====== Entries
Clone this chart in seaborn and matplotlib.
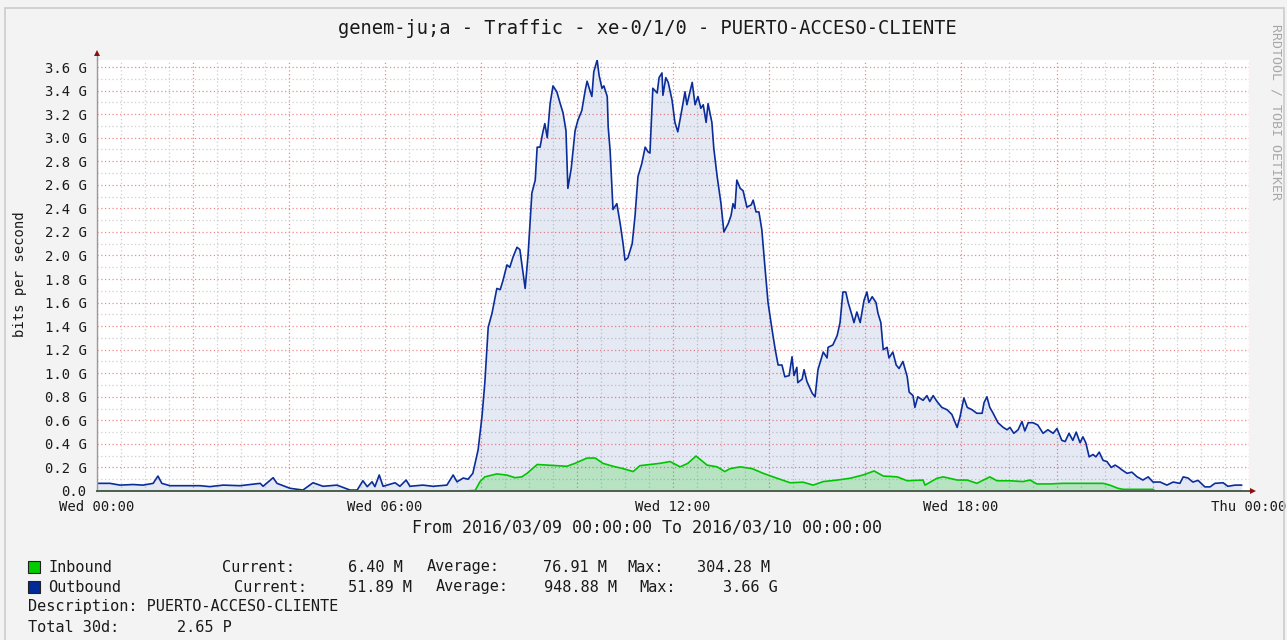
============
====== Entries
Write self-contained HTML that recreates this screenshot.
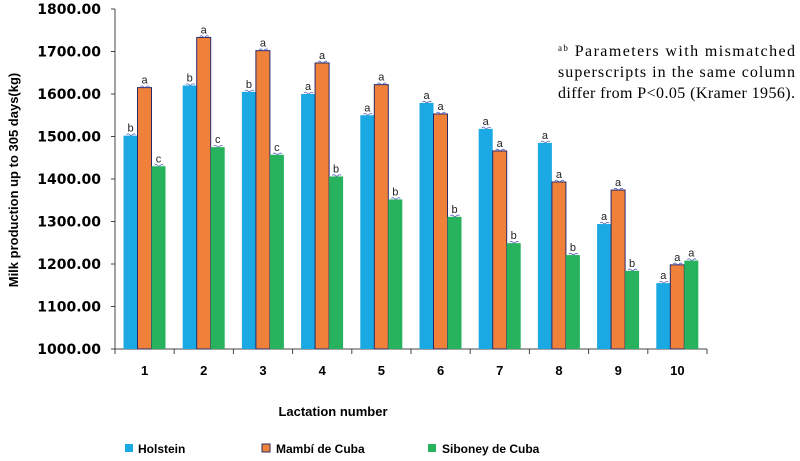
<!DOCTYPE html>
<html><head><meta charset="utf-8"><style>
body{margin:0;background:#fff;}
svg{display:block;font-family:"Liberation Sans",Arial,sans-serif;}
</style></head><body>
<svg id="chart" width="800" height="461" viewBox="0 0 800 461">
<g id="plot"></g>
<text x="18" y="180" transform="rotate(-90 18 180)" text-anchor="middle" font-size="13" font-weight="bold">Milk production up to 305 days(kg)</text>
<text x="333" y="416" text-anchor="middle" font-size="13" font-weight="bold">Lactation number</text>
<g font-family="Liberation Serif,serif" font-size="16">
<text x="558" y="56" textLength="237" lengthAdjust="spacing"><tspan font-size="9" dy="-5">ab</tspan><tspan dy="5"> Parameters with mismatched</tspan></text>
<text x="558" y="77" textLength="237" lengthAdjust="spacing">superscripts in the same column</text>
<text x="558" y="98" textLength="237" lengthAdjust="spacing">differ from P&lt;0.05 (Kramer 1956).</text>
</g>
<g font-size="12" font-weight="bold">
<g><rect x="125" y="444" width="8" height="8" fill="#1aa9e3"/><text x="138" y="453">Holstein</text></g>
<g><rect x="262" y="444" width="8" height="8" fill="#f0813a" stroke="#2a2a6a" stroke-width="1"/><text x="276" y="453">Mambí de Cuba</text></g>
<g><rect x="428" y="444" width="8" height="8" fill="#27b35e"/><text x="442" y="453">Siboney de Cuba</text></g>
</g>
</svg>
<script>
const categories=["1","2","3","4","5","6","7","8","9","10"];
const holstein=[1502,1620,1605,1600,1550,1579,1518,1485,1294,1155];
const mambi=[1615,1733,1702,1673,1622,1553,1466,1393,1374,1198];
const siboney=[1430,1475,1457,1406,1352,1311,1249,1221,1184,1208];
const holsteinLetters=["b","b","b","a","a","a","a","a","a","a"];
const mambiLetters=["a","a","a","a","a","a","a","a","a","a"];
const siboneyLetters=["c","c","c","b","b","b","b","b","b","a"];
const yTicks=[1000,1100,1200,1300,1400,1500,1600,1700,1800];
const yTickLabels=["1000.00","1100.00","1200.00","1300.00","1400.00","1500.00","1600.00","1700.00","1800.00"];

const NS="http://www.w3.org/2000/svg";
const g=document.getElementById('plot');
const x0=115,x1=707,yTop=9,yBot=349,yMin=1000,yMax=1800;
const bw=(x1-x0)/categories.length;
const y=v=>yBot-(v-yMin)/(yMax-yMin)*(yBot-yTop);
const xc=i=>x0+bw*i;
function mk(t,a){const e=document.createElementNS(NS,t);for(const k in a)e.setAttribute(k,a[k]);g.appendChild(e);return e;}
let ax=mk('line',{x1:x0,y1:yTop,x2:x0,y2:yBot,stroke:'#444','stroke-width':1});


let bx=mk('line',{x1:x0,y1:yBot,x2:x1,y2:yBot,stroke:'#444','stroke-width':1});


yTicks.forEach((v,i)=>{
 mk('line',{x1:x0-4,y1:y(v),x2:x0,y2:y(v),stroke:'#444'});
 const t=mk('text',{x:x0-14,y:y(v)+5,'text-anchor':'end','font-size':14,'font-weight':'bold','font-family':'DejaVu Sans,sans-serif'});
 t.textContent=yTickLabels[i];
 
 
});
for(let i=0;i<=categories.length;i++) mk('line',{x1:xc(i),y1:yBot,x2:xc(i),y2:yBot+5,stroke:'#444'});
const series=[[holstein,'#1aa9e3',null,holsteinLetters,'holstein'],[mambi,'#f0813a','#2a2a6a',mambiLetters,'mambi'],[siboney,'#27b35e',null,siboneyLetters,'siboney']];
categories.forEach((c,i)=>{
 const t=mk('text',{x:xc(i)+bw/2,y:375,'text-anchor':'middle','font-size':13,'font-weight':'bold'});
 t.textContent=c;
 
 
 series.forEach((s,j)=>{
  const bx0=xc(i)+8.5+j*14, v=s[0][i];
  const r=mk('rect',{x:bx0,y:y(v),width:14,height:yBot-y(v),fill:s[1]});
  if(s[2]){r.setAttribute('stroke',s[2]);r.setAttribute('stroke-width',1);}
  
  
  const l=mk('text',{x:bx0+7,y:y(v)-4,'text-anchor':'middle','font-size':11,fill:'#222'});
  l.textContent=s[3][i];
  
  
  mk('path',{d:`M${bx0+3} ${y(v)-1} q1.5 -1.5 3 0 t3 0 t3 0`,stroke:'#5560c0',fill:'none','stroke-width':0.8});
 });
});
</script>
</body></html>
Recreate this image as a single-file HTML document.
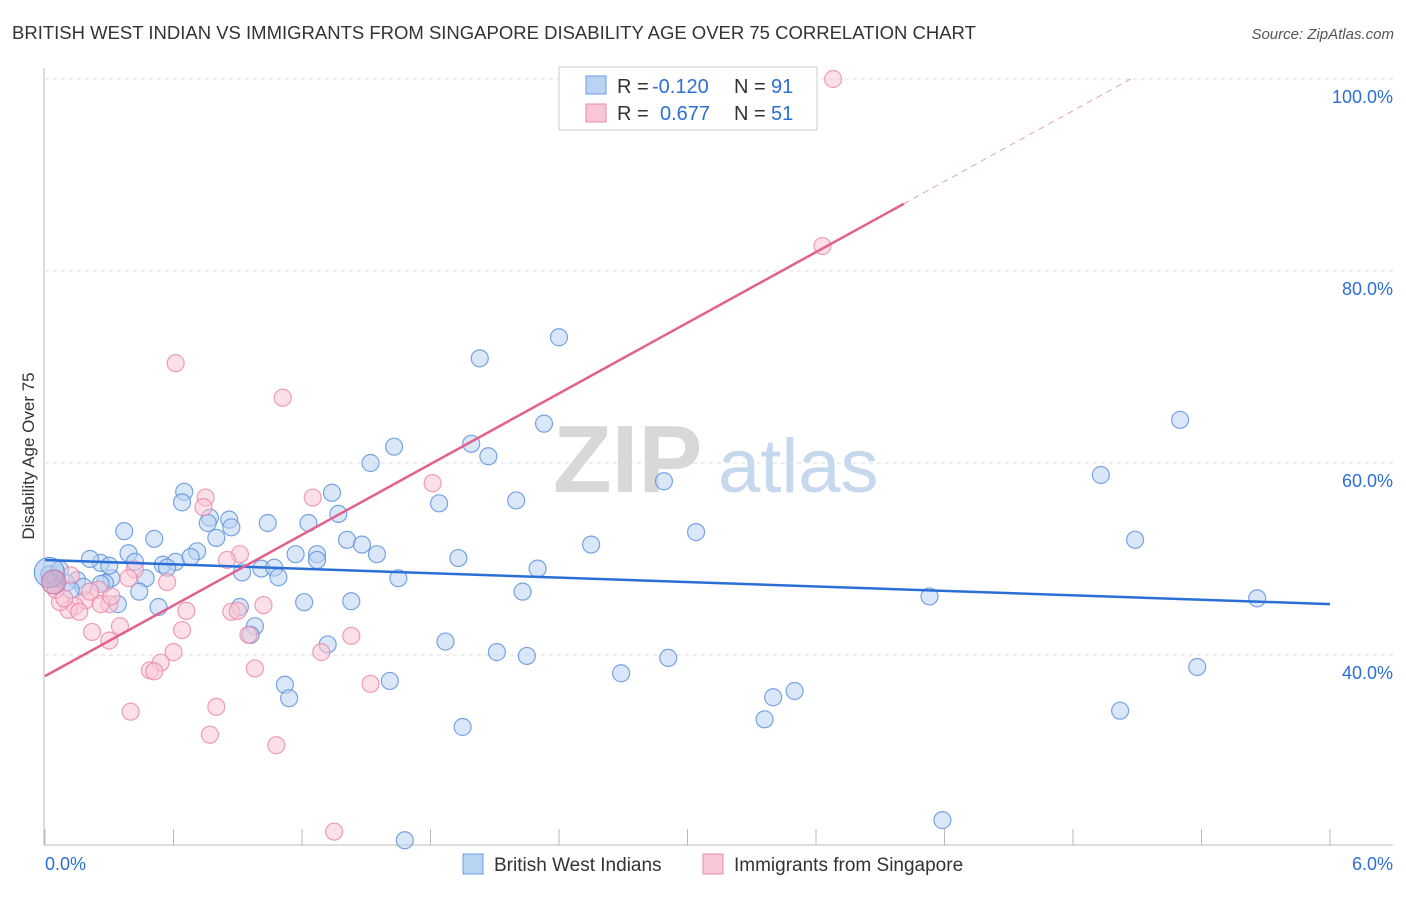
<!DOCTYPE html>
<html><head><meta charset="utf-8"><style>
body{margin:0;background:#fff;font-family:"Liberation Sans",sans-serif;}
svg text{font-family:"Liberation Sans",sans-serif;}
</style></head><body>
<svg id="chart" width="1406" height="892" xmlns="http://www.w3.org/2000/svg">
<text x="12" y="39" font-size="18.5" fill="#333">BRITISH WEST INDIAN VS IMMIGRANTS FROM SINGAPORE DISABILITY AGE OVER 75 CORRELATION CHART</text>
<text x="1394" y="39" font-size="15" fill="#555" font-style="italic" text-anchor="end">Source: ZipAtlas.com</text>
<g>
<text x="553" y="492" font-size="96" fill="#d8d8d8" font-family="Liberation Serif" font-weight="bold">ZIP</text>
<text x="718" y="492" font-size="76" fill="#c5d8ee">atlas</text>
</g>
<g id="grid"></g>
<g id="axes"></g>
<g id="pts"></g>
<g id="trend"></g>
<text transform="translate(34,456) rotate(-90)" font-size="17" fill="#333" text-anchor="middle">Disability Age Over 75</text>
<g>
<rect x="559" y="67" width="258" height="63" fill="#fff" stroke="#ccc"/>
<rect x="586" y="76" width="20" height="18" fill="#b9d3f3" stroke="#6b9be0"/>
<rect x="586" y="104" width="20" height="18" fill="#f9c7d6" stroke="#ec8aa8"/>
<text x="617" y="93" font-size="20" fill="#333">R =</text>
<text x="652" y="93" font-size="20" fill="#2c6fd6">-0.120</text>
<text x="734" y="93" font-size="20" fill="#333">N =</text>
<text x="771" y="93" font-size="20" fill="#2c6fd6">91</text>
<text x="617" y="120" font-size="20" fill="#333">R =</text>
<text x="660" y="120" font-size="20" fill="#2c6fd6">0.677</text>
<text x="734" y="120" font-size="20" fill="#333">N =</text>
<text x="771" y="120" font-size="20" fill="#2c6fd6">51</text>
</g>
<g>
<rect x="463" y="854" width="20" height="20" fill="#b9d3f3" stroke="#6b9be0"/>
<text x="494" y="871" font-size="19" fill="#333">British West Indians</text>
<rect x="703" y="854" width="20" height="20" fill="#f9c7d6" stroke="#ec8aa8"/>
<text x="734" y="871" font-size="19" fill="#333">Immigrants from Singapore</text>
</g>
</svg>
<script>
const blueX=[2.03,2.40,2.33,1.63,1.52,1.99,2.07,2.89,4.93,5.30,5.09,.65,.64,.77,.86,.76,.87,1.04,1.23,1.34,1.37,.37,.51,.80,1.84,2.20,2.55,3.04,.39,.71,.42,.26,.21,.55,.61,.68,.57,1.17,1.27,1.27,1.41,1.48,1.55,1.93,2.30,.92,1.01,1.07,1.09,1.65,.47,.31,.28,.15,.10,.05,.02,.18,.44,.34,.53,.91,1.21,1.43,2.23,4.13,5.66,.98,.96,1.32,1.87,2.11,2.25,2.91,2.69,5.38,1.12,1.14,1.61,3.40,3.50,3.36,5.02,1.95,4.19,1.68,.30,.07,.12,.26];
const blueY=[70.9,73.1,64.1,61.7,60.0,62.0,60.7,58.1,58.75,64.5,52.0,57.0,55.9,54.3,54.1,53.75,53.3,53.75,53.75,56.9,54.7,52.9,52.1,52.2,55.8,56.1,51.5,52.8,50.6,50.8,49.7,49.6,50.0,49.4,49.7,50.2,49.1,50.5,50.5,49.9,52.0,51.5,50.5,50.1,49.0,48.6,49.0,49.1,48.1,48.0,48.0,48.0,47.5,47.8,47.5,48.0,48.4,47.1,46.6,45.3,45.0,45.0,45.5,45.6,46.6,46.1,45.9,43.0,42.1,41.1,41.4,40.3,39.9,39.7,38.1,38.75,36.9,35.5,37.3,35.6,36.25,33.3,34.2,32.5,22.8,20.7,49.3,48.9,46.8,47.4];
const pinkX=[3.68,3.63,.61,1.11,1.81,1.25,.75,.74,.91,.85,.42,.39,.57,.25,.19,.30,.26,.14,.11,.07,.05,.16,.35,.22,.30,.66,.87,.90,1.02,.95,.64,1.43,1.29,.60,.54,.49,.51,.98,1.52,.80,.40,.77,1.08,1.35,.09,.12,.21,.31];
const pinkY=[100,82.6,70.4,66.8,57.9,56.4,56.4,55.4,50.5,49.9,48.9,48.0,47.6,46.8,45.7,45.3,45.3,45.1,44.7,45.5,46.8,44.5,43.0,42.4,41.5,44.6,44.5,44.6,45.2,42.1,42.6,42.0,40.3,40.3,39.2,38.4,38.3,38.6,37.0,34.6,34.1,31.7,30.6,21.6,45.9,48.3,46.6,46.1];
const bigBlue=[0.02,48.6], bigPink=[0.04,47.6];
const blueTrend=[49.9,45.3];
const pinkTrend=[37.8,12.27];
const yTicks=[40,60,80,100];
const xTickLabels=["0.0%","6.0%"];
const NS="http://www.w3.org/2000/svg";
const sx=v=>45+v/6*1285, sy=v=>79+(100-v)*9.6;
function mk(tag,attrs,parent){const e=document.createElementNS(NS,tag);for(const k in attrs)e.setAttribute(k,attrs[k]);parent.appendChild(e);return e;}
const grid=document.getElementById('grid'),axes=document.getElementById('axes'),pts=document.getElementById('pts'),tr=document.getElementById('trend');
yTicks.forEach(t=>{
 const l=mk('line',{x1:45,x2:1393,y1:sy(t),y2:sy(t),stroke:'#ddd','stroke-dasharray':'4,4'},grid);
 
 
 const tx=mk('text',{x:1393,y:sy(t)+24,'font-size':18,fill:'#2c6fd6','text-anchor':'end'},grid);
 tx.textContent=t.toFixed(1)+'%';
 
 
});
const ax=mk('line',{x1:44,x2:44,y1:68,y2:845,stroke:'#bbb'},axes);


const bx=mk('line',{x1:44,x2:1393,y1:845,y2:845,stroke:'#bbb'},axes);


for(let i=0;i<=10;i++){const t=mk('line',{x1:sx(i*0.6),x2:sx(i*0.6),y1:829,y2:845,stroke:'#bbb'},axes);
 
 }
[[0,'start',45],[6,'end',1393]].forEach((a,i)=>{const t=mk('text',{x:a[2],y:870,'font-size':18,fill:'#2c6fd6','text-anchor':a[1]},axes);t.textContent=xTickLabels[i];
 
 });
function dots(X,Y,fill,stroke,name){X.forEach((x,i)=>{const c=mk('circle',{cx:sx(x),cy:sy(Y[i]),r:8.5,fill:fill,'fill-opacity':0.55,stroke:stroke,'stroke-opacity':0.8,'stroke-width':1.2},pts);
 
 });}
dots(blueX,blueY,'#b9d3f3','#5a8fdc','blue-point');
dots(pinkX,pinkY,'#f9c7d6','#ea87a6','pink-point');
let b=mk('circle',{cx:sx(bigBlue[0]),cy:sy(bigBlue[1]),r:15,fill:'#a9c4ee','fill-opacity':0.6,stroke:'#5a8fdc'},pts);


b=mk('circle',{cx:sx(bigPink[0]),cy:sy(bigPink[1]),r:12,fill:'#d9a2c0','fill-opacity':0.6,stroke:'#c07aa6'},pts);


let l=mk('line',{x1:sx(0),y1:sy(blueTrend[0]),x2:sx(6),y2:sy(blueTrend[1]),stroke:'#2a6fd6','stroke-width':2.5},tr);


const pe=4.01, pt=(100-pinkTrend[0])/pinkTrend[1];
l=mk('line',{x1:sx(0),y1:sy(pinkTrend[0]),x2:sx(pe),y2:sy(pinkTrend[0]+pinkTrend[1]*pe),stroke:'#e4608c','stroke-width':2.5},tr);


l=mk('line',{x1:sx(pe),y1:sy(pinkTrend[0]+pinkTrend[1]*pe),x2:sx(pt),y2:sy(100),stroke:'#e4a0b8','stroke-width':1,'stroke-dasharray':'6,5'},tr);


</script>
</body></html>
============
====== Entries
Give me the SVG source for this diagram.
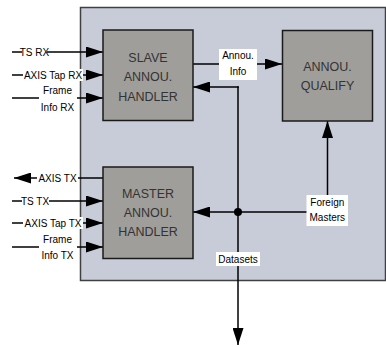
============
Task directions - Lines containing the word "this" are to be counted in the listing; state their number alone.

Task solution - 4